Can our generation create our own “IT” place? I have often wondered if my Y generation will create any new “it” places. I have come to realize that it takes about 30 years for an “it” place to develop and be truly hot, so even if we start now, we still wouldn’t have our generation’s “it” place until we are in into our 60s! That’s too long, right? But maybe that is the problem. Our generation is sort of the first generation that is so obsessed with immediate satisfaction. We can’t wait 30 years to develop our own “it” places, so we just keep heading back to the ones created by our parents to have fun! Much easier than doing the heavy lifting ourselves, only for our kids to benefit in 30 years!
So how does a place become an “it” place? What does it take? Let’s narrow it down to the best and most popular places to vacation in Europe. Like all good things in life, there are only a few. There are only a handful of these places around the world, and everyone seems to want a piece of Saint-Tropez, Courchevel, Ibiza, Mykonos, Sardinia, Mallorca, Megève, St. Moritz, Gstaad, and Bodrum.
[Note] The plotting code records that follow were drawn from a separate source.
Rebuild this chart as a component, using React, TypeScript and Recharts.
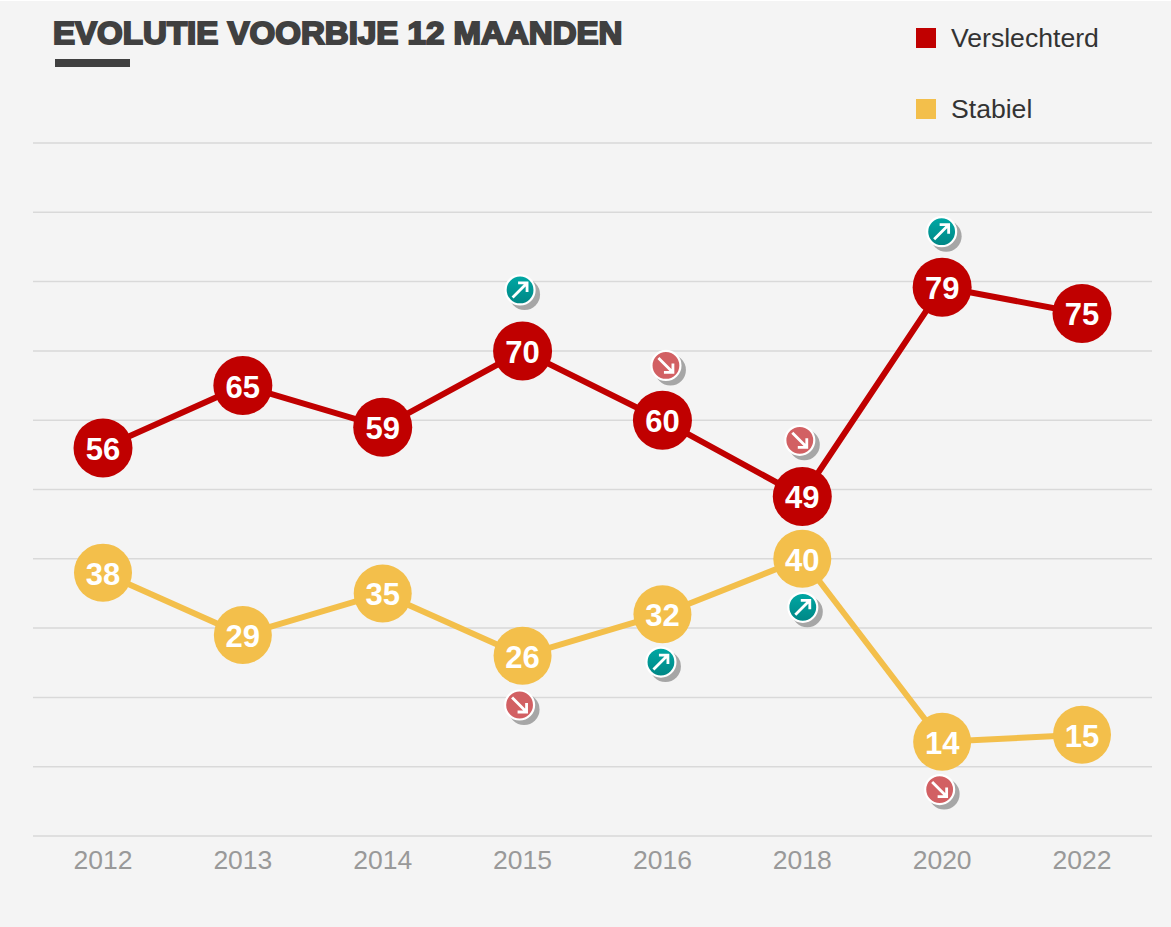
import React from "react";
import { LineChart, Line, XAxis, YAxis, CartesianGrid, LabelList, Legend } from "recharts";

const years = ["2012", "2013", "2014", "2015", "2016", "2018", "2020", "2022"];
const verslechterd = [56, 65, 59, 70, 60, 49, 79.2, 75.4];
const stabiel = [38, 29, 35, 26, 32, 40, 13.6, 14.6];
const yTicks = [0, 10, 20, 30, 40, 50, 60, 70, 80, 90, 100];

// Trend markers: value at which the marker sits, its direction and sideways nudge
const redMarkers = [null, null, null, 78.8, 67.9, 57.1, 87.2, null];
const redTrend = ["", "", "", "up", "down", "down", "up", ""];
const redNudge = [0, 0, 0, -2.5, 3.5, -2.5, -0.5, 0];
const yellowMarkers = [null, null, null, 18.9, 25.1, 33, 6.7, null];
const yellowTrend = ["", "", "", "down", "up", "up", "down", ""];
const yellowNudge = [0, 0, 0, -3, -1.5, 0.5, -2.5, 0];

const data = years.map((year, i) => ({
  year,
  verslechterd: verslechterd[i],
  stabiel: stabiel[i],
  redMarker: redMarkers[i],
  yellowMarker: yellowMarkers[i],
}));

const RED = "#c00000";
const YELLOW = "#f3bf4b";

const makeBadge = (trend: string[], nudge: number[]) => (props: any) => {
  const { cx, cy, index } = props;
  const dir = trend[index];
  if (cy == null || !dir) return <g key={index} />;
  const up = dir === "up";
  const x = cx + nudge[index];
  const y = cy;
  return (
    <g key={index}>
      <circle cx={x + 4.5} cy={y + 4.5} r={15.5} fill="#a6a6a6" />
      <circle cx={x} cy={y} r={14.5} fill={up ? "url(#tealFill)" : "#d26063"} stroke="#ffffff" strokeWidth={2.2} />
      {up ? (
        <path d={`M${x - 7.5} ${y + 7.5} L${x + 7} ${y - 7} M${x - 2} ${y - 7} H${x + 7} V${y + 2}`} fill="none" stroke="#fff" strokeWidth={2.8} />
      ) : (
        <path d={`M${x - 7.5} ${y - 7.5} L${x + 7} ${y + 7} M${x - 2} ${y + 7} H${x + 7} V${y - 2}`} fill="none" stroke="#fff" strokeWidth={2.8} />
      )}
    </g>
  );
};

const LegendBox = ({ payload }: any) => (
  <div>
    {(payload || []).filter((p: any) => p.type !== "none").map((p: any, i: number) => (
      <div key={i} style={{ position: "absolute", left: 0, top: i * 71, height: 36, display: "flex", alignItems: "center", whiteSpace: "nowrap" }}>
        <span style={{ width: 20, height: 20, background: p.color, display: "inline-block", marginRight: 15 }} />
        <span style={{ fontFamily: "'Liberation Sans'", fontSize: 26.6, color: "#333333" }}>{p.value}</span>
      </div>
    ))}
  </div>
);

const round = (v: any) => Math.round(Number(v));

const PointLabel = (props: any) => {
  const { x, y, value } = props;
  return (
    <text x={x} y={y + 1.5} textAnchor="middle" dominantBaseline="central" fill="#ffffff"
      fontFamily="'Liberation Sans'" fontWeight={700} fontSize={31}>
      {round(value)}
    </text>
  );
};

export default function App() {
  return (
    <div style={{ position: "absolute", left: 0, top: 0, width: 1171, height: 927, background: "#ffffff", overflow: "hidden" }}>
      <div style={{ position: "absolute", left: 0, top: 1, width: 1171, height: 926, background: "#f4f4f4" }} />
      <div style={{ position: "absolute", left: 53, top: 15, fontFamily: "'Liberation Sans'", fontWeight: 700, fontSize: 30.5, lineHeight: "36px", color: "#404040", WebkitTextStroke: "1.9px #404040", whiteSpace: "nowrap", transform: "scaleX(1.084)", transformOrigin: "left center" }}>
        EVOLUTIE VOORBIJE 12 MAANDEN
      </div>
      <div style={{ position: "absolute", left: 55, top: 59, width: 75, height: 8, background: "#404040" }} />
      <div style={{ position: "absolute", left: 0, top: 0 }}>
        <LineChart width={1171} height={927} data={data} margin={{ top: 143, left: 33, right: 19, bottom: 0 }}>
          <defs>
            <linearGradient id="tealFill" x1="0" y1="0" x2="0" y2="1">
              <stop offset="0%" stopColor="#00a8a4" />
              <stop offset="100%" stopColor="#008685" />
            </linearGradient>
          </defs>
          <CartesianGrid horizontal vertical={false} stroke="#d9d9d9" strokeWidth={1.5} />
          <XAxis
            dataKey="year"
            padding={{ left: 70, right: 70 }}
            axisLine={false}
            tickLine={false}
            tick={{ fill: "#999999", fontFamily: "'Liberation Sans'", fontSize: 26.5 }}
            tickMargin={8}
            interval={0}
            height={91}
          />
          <YAxis hide domain={[0, 100]} ticks={yTicks} width={0} />
          <Legend
            layout="vertical"
            verticalAlign="top"
            align="left"
            itemSorter={null}
            wrapperStyle={{ position: "absolute", left: 916, top: 20, width: 0, height: 0 }}
            content={<LegendBox />}
          />
          <Line dataKey="verslechterd" name="Verslechterd" stroke={RED} strokeWidth={6} isAnimationActive={false}
            dot={{ r: 29.5, fill: RED, stroke: RED, strokeWidth: 0 }} activeDot={false}>
            <LabelList dataKey="verslechterd" content={<PointLabel />} />
          </Line>
          <Line dataKey="stabiel" name="Stabiel" stroke={YELLOW} strokeWidth={6} isAnimationActive={false}
            dot={{ r: 29, fill: YELLOW, stroke: YELLOW, strokeWidth: 0 }} activeDot={false}>
            <LabelList dataKey="stabiel" content={<PointLabel />} />
          </Line>
          <Line dataKey="redMarker" legendType="none" stroke="none" isAnimationActive={false} dot={makeBadge(redTrend, redNudge)} activeDot={false} />
          <Line dataKey="yellowMarker" legendType="none" stroke="none" isAnimationActive={false} dot={makeBadge(yellowTrend, yellowNudge)} activeDot={false} />
        </LineChart>
      </div>
    </div>
  );
}
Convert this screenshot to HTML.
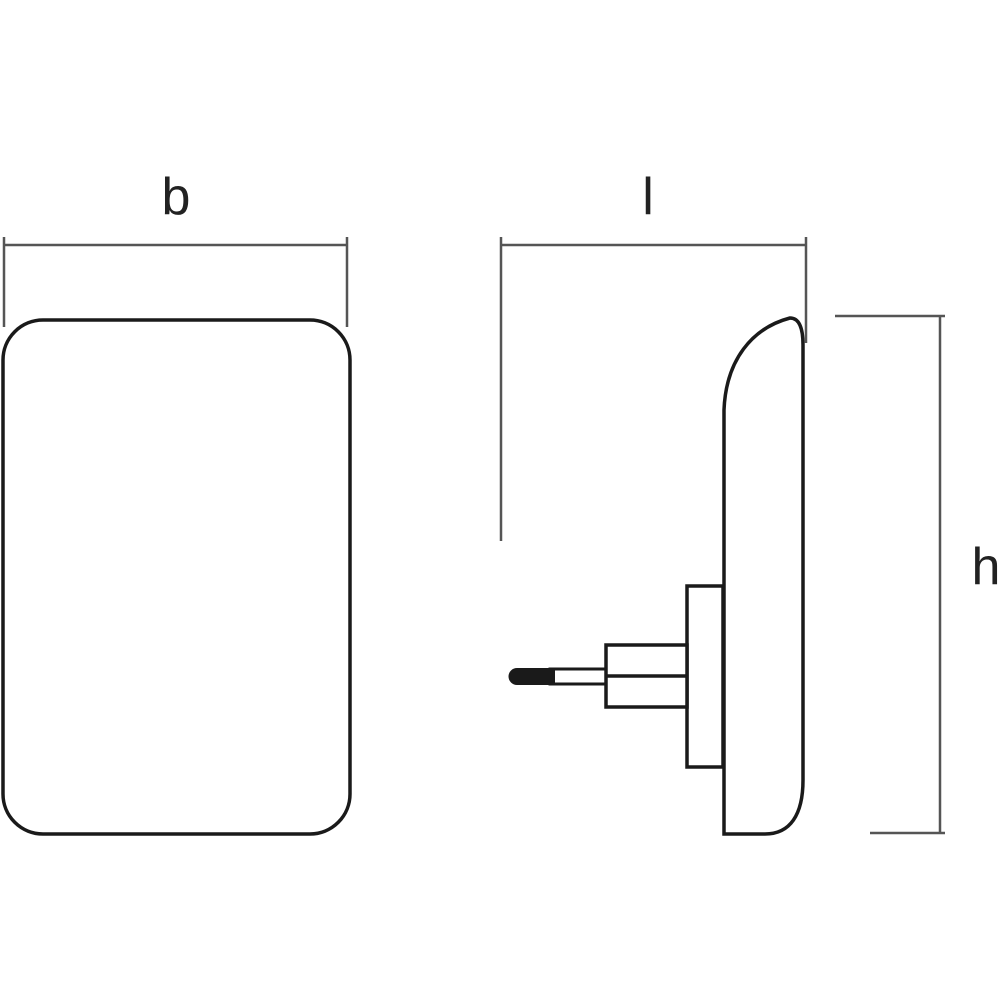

How does it start? Well, an “it” place is similar to a powerful brand/product. It needs to be discovered, promoted, validated, and then advertised. It starts with the beauty of the place, first and foremost, which is discovered by a select few with an eye for charm and location. Like all prized real estate areas, the “it” place usually has some constraining geographic characteristics such as a limited amount of land or the area is hard to access. Second, it takes the right person to set the trend, to pave the way. Generally speaking, this work has been done by the most talented and artistic among us, who happen in many cases to be gay, as well as by the hippies, and then to a certain extent by certain elites with unlimited access (the most famous celebrities in the world) or unrestricted budgets (the wealthiest among us). Finally, in order to achieve “it” status, the place tends to need at least one iconic hotel, or several chic boutique properties.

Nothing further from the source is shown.